--- DATASET CONTENT ---
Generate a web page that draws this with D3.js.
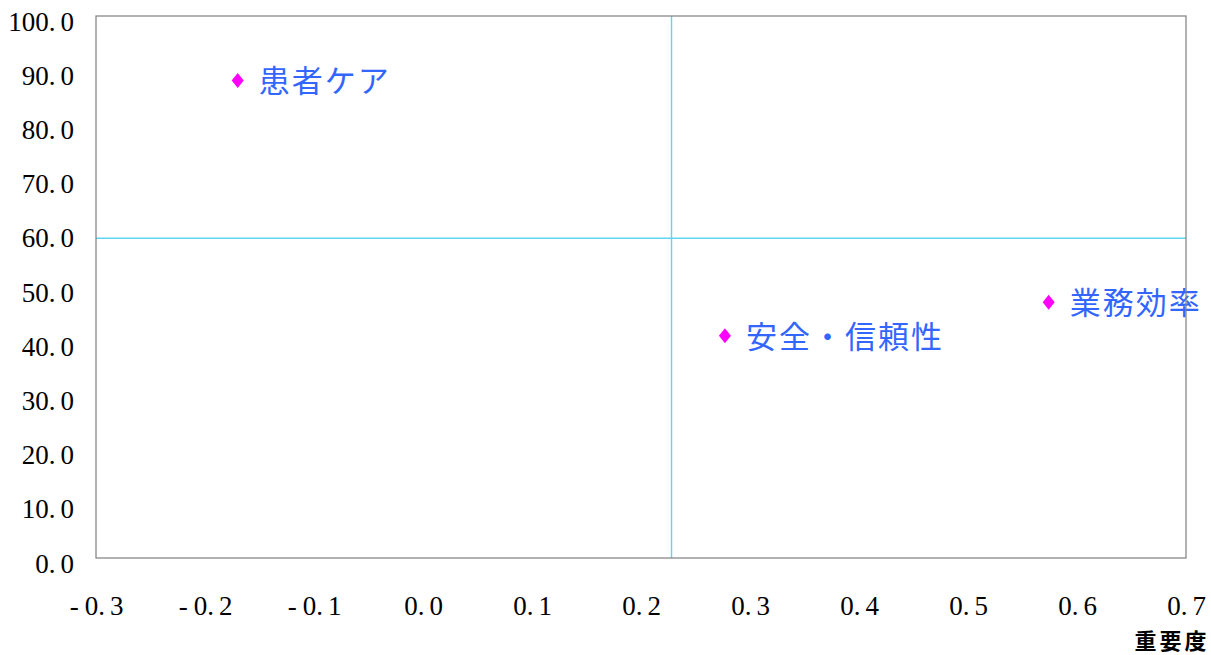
<!DOCTYPE html>
<html>
<head>
<meta charset="utf-8">
<script src="https://cdn.jsdelivr.net/npm/d3@7"></script>
<style>
  html, body { margin: 0; padding: 0; background: #fff; }
  svg { display: block; }
</style>
</head>
<body>
<svg id="chart" width="1211" height="655"></svg>
<script>
// Items plotted on the importance / satisfaction grid
const items = ["患者ケア", "安全・信頼性", "業務効率"];
const importance = [-0.170, 0.277, 0.574];
const satisfaction = [88.1, 41.0, 47.2];

// Cross-hair reference lines (averages)
const refImportance = 0.228;
const refSatisfaction = 59.0;

// Axis ticks
const xTicks = [-0.3, -0.2, -0.1, 0.0, 0.1, 0.2, 0.3, 0.4, 0.5, 0.6, 0.7];
const yTicks = [0, 10, 20, 30, 40, 50, 60, 70, 80, 90, 100];
const xTitle = "重要度";

const svg = d3.select("#chart");
const plot = { left: 96, top: 16, right: 1186, bottom: 558 };

const x = d3.scaleLinear().domain([-0.3, 0.7]).range([plot.left, plot.right]);
const y = d3.scaleLinear().domain([0, 100]).range([plot.bottom, plot.top]);

const fmt = d => (Math.abs(d) < 1e-9 ? 0 : d).toFixed(1);

// Tick label with a gap after the decimal point (and after a minus sign)
function tickText(sel, str) {
  const m = str.match(/^(-?)(\d+\.)(\d)$/);
  sel.text(null);
  if (!m) { sel.text(str); return; }
  if (m[1]) sel.append("tspan").text(m[1]);
  sel.append("tspan").attr("dx", m[1] ? 6 : 0).text(m[2]);
  sel.append("tspan").attr("dx", 5).text(m[3]);
}

const tickFont = "'Liberation Serif', 'DejaVu Serif', serif";

// Y tick labels
const yAxis = d3.axisLeft(y).tickValues(yTicks).tickSize(0).tickPadding(22).tickFormat(fmt);
svg.append("g").attr("transform", `translate(${plot.left},0)`).call(yAxis)
  .call(g => g.select(".domain").remove())
  .call(g => g.selectAll("text")
    .attr("font-family", tickFont).attr("font-size", 27).attr("fill", "#000")
    .attr("dy", "0.52em")
    .each(function(d) { tickText(d3.select(this), fmt(d)); }));

// X tick labels
const xAxis = d3.axisBottom(x).tickValues(xTicks).tickSize(0).tickPadding(38).tickFormat(fmt);
svg.append("g").attr("transform", `translate(0,${plot.bottom})`).call(xAxis)
  .call(g => g.select(".domain").remove())
  .call(g => g.selectAll("text")
    .attr("font-family", tickFont).attr("font-size", 27).attr("fill", "#000")
    .each(function(d) { tickText(d3.select(this), fmt(d)); }));

// Reference lines
svg.append("line")
  .attr("x1", plot.left).attr("x2", plot.right)
  .attr("y1", y(refSatisfaction)).attr("y2", y(refSatisfaction))
  .attr("stroke", "#5fd6f2").attr("stroke-width", 1.4);
svg.append("line")
  .attr("x1", x(refImportance)).attr("x2", x(refImportance))
  .attr("y1", plot.top).attr("y2", plot.bottom)
  .attr("stroke", "#5fd6f2").attr("stroke-width", 1.4);

// Points and labels
const data = items.map((name, i) => ({ name, imp: importance[i], sat: satisfaction[i] }));
const diamond = "M0,-7.5L6,0L0,7.5L-6,0Z";
const pts = svg.append("g");
pts.selectAll("path").data(data).join("path")
  .attr("d", diamond)
  .attr("transform", d => `translate(${x(d.imp)},${y(d.sat)})`)
  .attr("fill", "#ff00ff");
pts.selectAll("text").data(data).join("text")
  .attr("x", d => x(d.imp) + 21)
  .attr("y", d => y(d.sat) + 12)
  .attr("font-family", "'Noto Sans CJK JP', 'Noto Sans', sans-serif")
  .attr("font-size", 31)
  .attr("letter-spacing", 2)
  .attr("fill", "#3366ff")
  .text(d => d.name);

// Plot frame
svg.append("rect")
  .attr("x", plot.left).attr("y", plot.top)
  .attr("width", plot.right - plot.left).attr("height", plot.bottom - plot.top)
  .attr("fill", "none").attr("stroke", "#7f7f7f").attr("stroke-width", 1.2);

// Axis title
svg.append("text")
  .attr("x", 1172).attr("y", 648.5)
  .attr("text-anchor", "middle")
  .attr("font-family", "'Noto Sans CJK JP', sans-serif")
  .attr("font-size", 22).attr("font-weight", "bold")
  .attr("letter-spacing", 3)
  .attr("fill", "#000")
  .text(xTitle);
</script>
</body>
</html>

--- CHALLENGE ---
Repeat the listing above exactly, with no pictures.

--- WRITTEN RESPONSE ---
Generate a web page that draws this with D3.js.
<!DOCTYPE html>
<html>
<head>
<meta charset="utf-8">
<script src="https://cdn.jsdelivr.net/npm/d3@7"></script>
<style>
  html, body { margin: 0; padding: 0; background: #fff; }
  svg { display: block; }
</style>
</head>
<body>
<svg id="chart" width="1211" height="655"></svg>
<script>
// Items plotted on the importance / satisfaction grid
const items = ["患者ケア", "安全・信頼性", "業務効率"];
const importance = [-0.170, 0.277, 0.574];
const satisfaction = [88.1, 41.0, 47.2];

// Cross-hair reference lines (averages)
const refImportance = 0.228;
const refSatisfaction = 59.0;

// Axis ticks
const xTicks = [-0.3, -0.2, -0.1, 0.0, 0.1, 0.2, 0.3, 0.4, 0.5, 0.6, 0.7];
const yTicks = [0, 10, 20, 30, 40, 50, 60, 70, 80, 90, 100];
const xTitle = "重要度";

const svg = d3.select("#chart");
const plot = { left: 96, top: 16, right: 1186, bottom: 558 };

const x = d3.scaleLinear().domain([-0.3, 0.7]).range([plot.left, plot.right]);
const y = d3.scaleLinear().domain([0, 100]).range([plot.bottom, plot.top]);

const fmt = d => (Math.abs(d) < 1e-9 ? 0 : d).toFixed(1);

// Tick label with a gap after the decimal point (and after a minus sign)
function tickText(sel, str) {
  const m = str.match(/^(-?)(\d+\.)(\d)$/);
  sel.text(null);
  if (!m) { sel.text(str); return; }
  if (m[1]) sel.append("tspan").text(m[1]);
  sel.append("tspan").attr("dx", m[1] ? 6 : 0).text(m[2]);
  sel.append("tspan").attr("dx", 5).text(m[3]);
}

const tickFont = "'Liberation Serif', 'DejaVu Serif', serif";

// Y tick labels
const yAxis = d3.axisLeft(y).tickValues(yTicks).tickSize(0).tickPadding(22).tickFormat(fmt);
svg.append("g").attr("transform", `translate(${plot.left},0)`).call(yAxis)
  .call(g => g.select(".domain").remove())
  .call(g => g.selectAll("text")
    .attr("font-family", tickFont).attr("font-size", 27).attr("fill", "#000")
    .attr("dy", "0.52em")
    .each(function(d) { tickText(d3.select(this), fmt(d)); }));

// X tick labels
const xAxis = d3.axisBottom(x).tickValues(xTicks).tickSize(0).tickPadding(38).tickFormat(fmt);
svg.append("g").attr("transform", `translate(0,${plot.bottom})`).call(xAxis)
  .call(g => g.select(".domain").remove())
  .call(g => g.selectAll("text")
    .attr("font-family", tickFont).attr("font-size", 27).attr("fill", "#000")
    .each(function(d) { tickText(d3.select(this), fmt(d)); }));

// Reference lines
svg.append("line")
  .attr("x1", plot.left).attr("x2", plot.right)
  .attr("y1", y(refSatisfaction)).attr("y2", y(refSatisfaction))
  .attr("stroke", "#5fd6f2").attr("stroke-width", 1.4);
svg.append("line")
  .attr("x1", x(refImportance)).attr("x2", x(refImportance))
  .attr("y1", plot.top).attr("y2", plot.bottom)
  .attr("stroke", "#5fd6f2").attr("stroke-width", 1.4);

// Points and labels
const data = items.map((name, i) => ({ name, imp: importance[i], sat: satisfaction[i] }));
const diamond = "M0,-7.5L6,0L0,7.5L-6,0Z";
const pts = svg.append("g");
pts.selectAll("path").data(data).join("path")
  .attr("d", diamond)
  .attr("transform", d => `translate(${x(d.imp)},${y(d.sat)})`)
  .attr("fill", "#ff00ff");
pts.selectAll("text").data(data).join("text")
  .attr("x", d => x(d.imp) + 21)
  .attr("y", d => y(d.sat) + 12)
  .attr("font-family", "'Noto Sans CJK JP', 'Noto Sans', sans-serif")
  .attr("font-size", 31)
  .attr("letter-spacing", 2)
  .attr("fill", "#3366ff")
  .text(d => d.name);

// Plot frame
svg.append("rect")
  .attr("x", plot.left).attr("y", plot.top)
  .attr("width", plot.right - plot.left).attr("height", plot.bottom - plot.top)
  .attr("fill", "none").attr("stroke", "#7f7f7f").attr("stroke-width", 1.2);

// Axis title
svg.append("text")
  .attr("x", 1172).attr("y", 648.5)
  .attr("text-anchor", "middle")
  .attr("font-family", "'Noto Sans CJK JP', sans-serif")
  .attr("font-size", 22).attr("font-weight", "bold")
  .attr("letter-spacing", 3)
  .attr("fill", "#000")
  .text(xTitle);
</script>
</body>
</html>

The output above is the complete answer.